TASK TO CARRY OUT: Retype exactly the lines from the first one through the line with "return (H - B - yp) / PH", including both ends; skip any pictures.

STORED DATA:

———

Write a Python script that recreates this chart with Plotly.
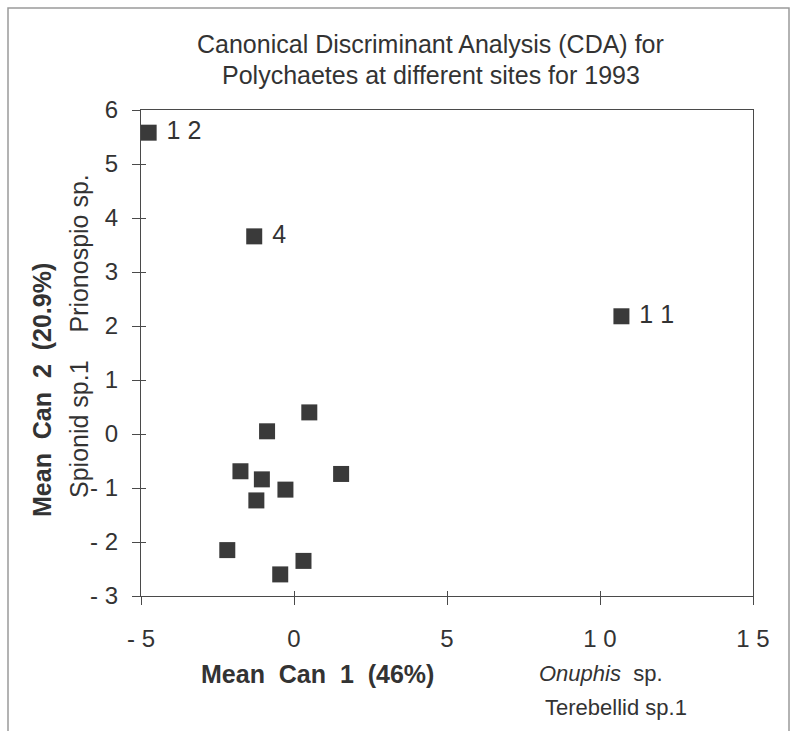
import plotly.graph_objects as go

# Site means on canonical axes
can1 = [-4.75, -1.30, 10.70, 0.50, -0.88, -1.75, -1.05, -0.28, 1.54, -1.23, -2.18, 0.31, -0.45]
can2 = [5.58, 3.66, 2.18, 0.40, 0.05, -0.69, -0.84, -1.03, -0.74, -1.23, -2.15, -2.35, -2.60]
site_labels = ["1 2", "4", "1 1", "", "", "", "", "", "", "", "", "", ""]

x_tickvals = [-5, 0, 5, 10, 15]
x_ticktext = ["- 5", "0", "5", "1 0", "1 5"]
y_tickvals = [-3, -2, -1, 0, 1, 2, 3, 4, 5, 6]
y_ticktext = ["- 3", "- 2", "- 1", "0", "1", "2", "3", "4", "5", "6"]

FONT = "Liberation Sans, Arial, Helvetica, sans-serif"
TXT = "#333333"
W, H = 792, 731
L, R, T, B = 141, 39, 110, 135
PW, PH = W - L - R, H - T - B


def px(xp):
    return (xp - L) / PW


def py(yp):
    return (H - B - yp) / PH


fig = go.Figure()
fig.add_trace(go.Scatter(
    x=can1, y=can2, mode="markers+text",
    marker=dict(symbol="square", size=16, color="#3a3a3a"),
    text=[(" " + s) if s else "" for s in site_labels],
    textposition="middle right",
    textfont=dict(family=FONT, size=25, color=TXT),
    cliponaxis=False, showlegend=False,
))
# invisible trace carrying the inner half of the crossing ticks
fig.add_trace(go.Scatter(x=[can1[0]], y=[can2[0]], xaxis="x2", yaxis="y2",
                         mode="markers", marker=dict(opacity=0), showlegend=False,
                         hoverinfo="skip"))

axis_common = dict(showgrid=False, zeroline=False, linecolor="#4a4a4a", linewidth=1.2,
                   tickcolor="#4a4a4a", tickwidth=1)
fig.update_layout(
    width=W, height=H, margin=dict(l=L, r=R, t=T, b=B),
    paper_bgcolor="white", plot_bgcolor="white",
    xaxis=dict(range=[-5, 15], tickvals=x_tickvals, ticktext=x_ticktext,
               ticks="outside", ticklen=8, mirror=True, showline=True,
               tickfont=dict(family=FONT, size=24, color=TXT), ticklabelstandoff=13,
               **axis_common),
    yaxis=dict(range=[-3, 6], tickvals=y_tickvals, ticktext=y_ticktext,
               ticks="outside", ticklen=8, mirror=True, showline=True,
               tickfont=dict(family=FONT, size=24, color=TXT), ticklabelstandoff=9,
               **axis_common),
    xaxis2=dict(range=[-5, 15], overlaying="x", tickvals=x_tickvals, showticklabels=False,
                ticks="inside", ticklen=5, showline=False, showgrid=False, zeroline=False,
                tickcolor="#4a4a4a"),
    yaxis2=dict(range=[-3, 6], overlaying="y", tickvals=y_tickvals, showticklabels=False,
                ticks="inside", ticklen=5, showline=False, showgrid=False, zeroline=False,
                tickcolor="#4a4a4a"),
)

ann = []
def add(text, xp, yp, size=25, angle=0):
    ann.append(dict(text=text, x=px(xp), y=py(yp), xref="paper", yref="paper",
                    showarrow=False, textangle=angle, xanchor="center", yanchor="middle",
                    font=dict(family=FONT, size=size, color=TXT)))

add("Canonical Discriminant Analysis (CDA) for", 430, 44)
add("Polychaetes at different sites for 1993", 431, 75)
add("<b>Mean  Can  1  (46%)</b>", 317, 674)
add("<i>Onuphis</i>  sp.", 601, 673, size=22)
add("Terebellid sp.1", 616, 707, size=22)
add("<b>Mean  Can  2  (20.9%)</b>", 42, 390, angle=-90)
add("Spionid sp.1    Prionospio sp.", 79, 336, angle=-90)
fig.update_layout(annotations=ann)

# outer frame of the figure panel
fig.add_shape(type="rect", xref="paper", yref="paper",
              x0=px(8), x1=px(789), y0=py(745), y1=py(8),
              line=dict(color="#9a9a9a", width=1.5))

fig.write_html("out.html")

———

RESPONSE BELOW:
Write a Python script that recreates this chart with Plotly.
import plotly.graph_objects as go

# Site means on canonical axes
can1 = [-4.75, -1.30, 10.70, 0.50, -0.88, -1.75, -1.05, -0.28, 1.54, -1.23, -2.18, 0.31, -0.45]
can2 = [5.58, 3.66, 2.18, 0.40, 0.05, -0.69, -0.84, -1.03, -0.74, -1.23, -2.15, -2.35, -2.60]
site_labels = ["1 2", "4", "1 1", "", "", "", "", "", "", "", "", "", ""]

x_tickvals = [-5, 0, 5, 10, 15]
x_ticktext = ["- 5", "0", "5", "1 0", "1 5"]
y_tickvals = [-3, -2, -1, 0, 1, 2, 3, 4, 5, 6]
y_ticktext = ["- 3", "- 2", "- 1", "0", "1", "2", "3", "4", "5", "6"]

FONT = "Liberation Sans, Arial, Helvetica, sans-serif"
TXT = "#333333"
W, H = 792, 731
L, R, T, B = 141, 39, 110, 135
PW, PH = W - L - R, H - T - B


def px(xp):
    return (xp - L) / PW


def py(yp):
    return (H - B - yp) / PH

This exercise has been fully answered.